Logic Puzzles

[Doug31]

Yea, and this other approach is probably something that I completely don't understand you're allowed to do.

If there were 2 people and 2 boxes, and each person got to pick one box, then the first person tries a box, and has a 50-50 chance. Then the second person would know if they were still alive that it must be the second box, so that would be 50%.

Now, if there were 3 people, 3 boxes, and each got 2 choices, then the first person could try the first 1, so they'd be at 33.33~%. But, then the remaining two would know they both had to be in the last 2, which would be a 100% chance, so I can see how it could be done like that, as well.
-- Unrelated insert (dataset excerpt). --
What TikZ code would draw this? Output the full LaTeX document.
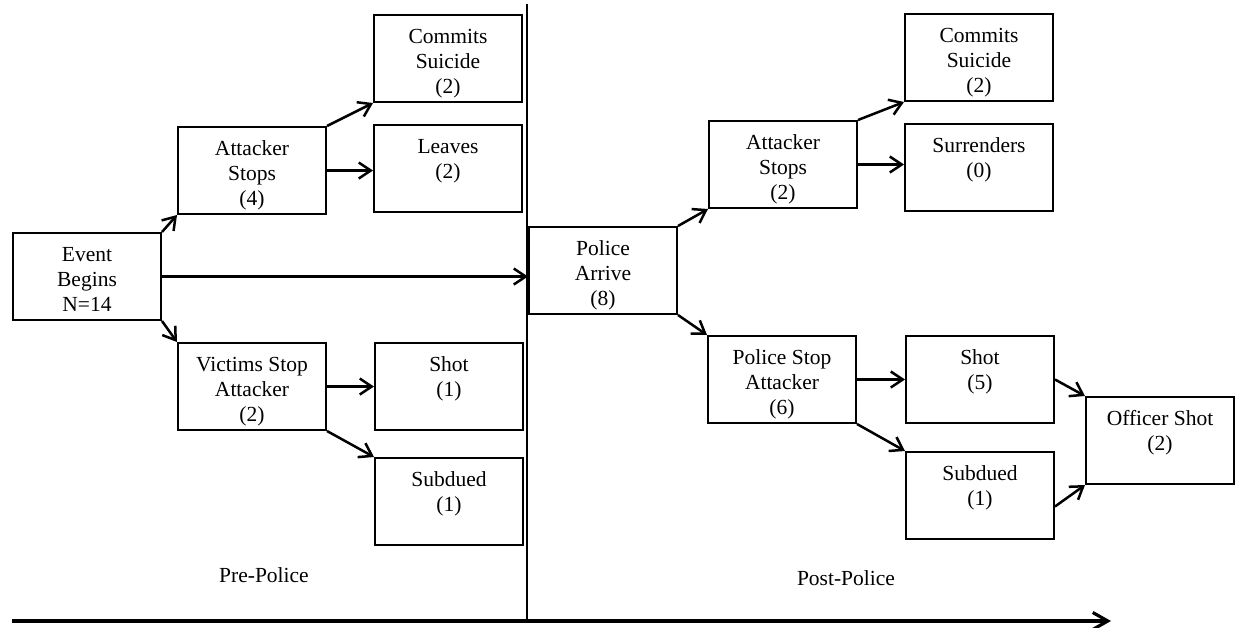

Now, if there were 4 people, 4 boxes, and 2 choices each, I can't even see how to do that. What can the first person do? They have to pick 2 boxes or it's already less than 30%, so they pick 2 boxes...50%. Then the next person now knows the first person's was in one of the first two, so theirs is much more likely to be in the second 2. So the only way they can stay about 30% from that point is to pick the second 2. Even still, there was only a 2/3 chance that it would have been in one of the second 2, so they're down to 33.33~%. Now, the third person would only have a 50% chance, so it's over.

What am I missing here?

Edit: And ~HentaiXXX~, that would give the first person a 50/100 chance, and the second person a 50/99 chance, which is already only 25.2525~%, so it's already too low of a chance after only 2 people, just like all the ways I can come up with.